I got Prometheus federation to work by using api.fly.io/prometheus/<< org >>/federate as the endpoint to scrape and using my org token for authorization credentials.

This worked well for the last 2-3 days but started to fail about 2-3h ago, it now returns a "400 Bad Request".

I saw other topics suggesting that federation wasn’t supported in the past but figured I’d try anyway and was positively surprised that it worked.
Did I just got lucky or ran into a test that was reverted?

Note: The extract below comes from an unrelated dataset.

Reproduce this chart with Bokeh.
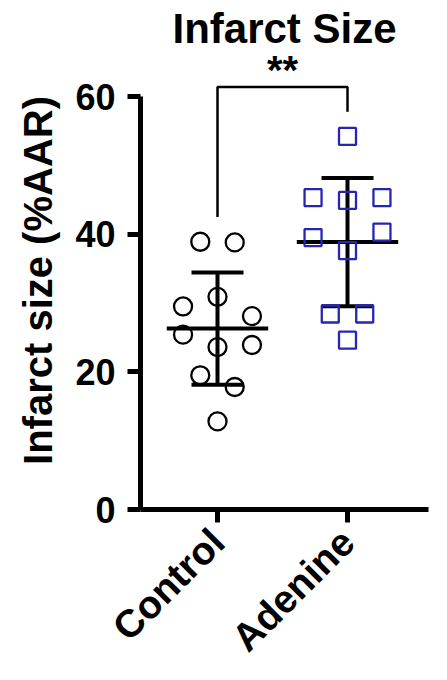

Being able to alert on fly_instances_up from my existing setup and getting all the metrics from my local prom server were both very convenient.

Hi @oliver1

I am not sure the specific of what you’re trying to do with Prometheus but another customer previously wrote a prometheus exporter for fly which you might find useful.

Thanks Rahmat. I’m trying to pull all metrics out of the fly.io prometheus instance, including the pg_* metrics, fly_* metrics (a lot more than just if an instance is up, also CPU, etc) plus all custom app metrics that fly scrapes for me.
The exporter only solves a tiny part of that, the majority of interesting metrics I can’t get that way.

Hi @oliver1,
The /federate endpoint should work! For a general reference, we currently expose all of the Prometheus querying API endpoints supported by VictoriaMetrics, which includes /federate.
The issue you saw was caused by some metrics-cluster changes yesterday (adding/removing storage nodes) that unintentionally caused this to stop working. I’ve fixed the issue so this endpoint should be working again now.

3 Likes

Can confirm, it’s working again, thanks for fixing this!

@wjordan - is this broken again? Seeing errors since around 8am UTC

hey @oliver1 are you still seeing these error messages?

We had a Anycast UDP outage yesterday that may have been causing the errors you were seeing but that has been resolved

Nope, still down as of right now.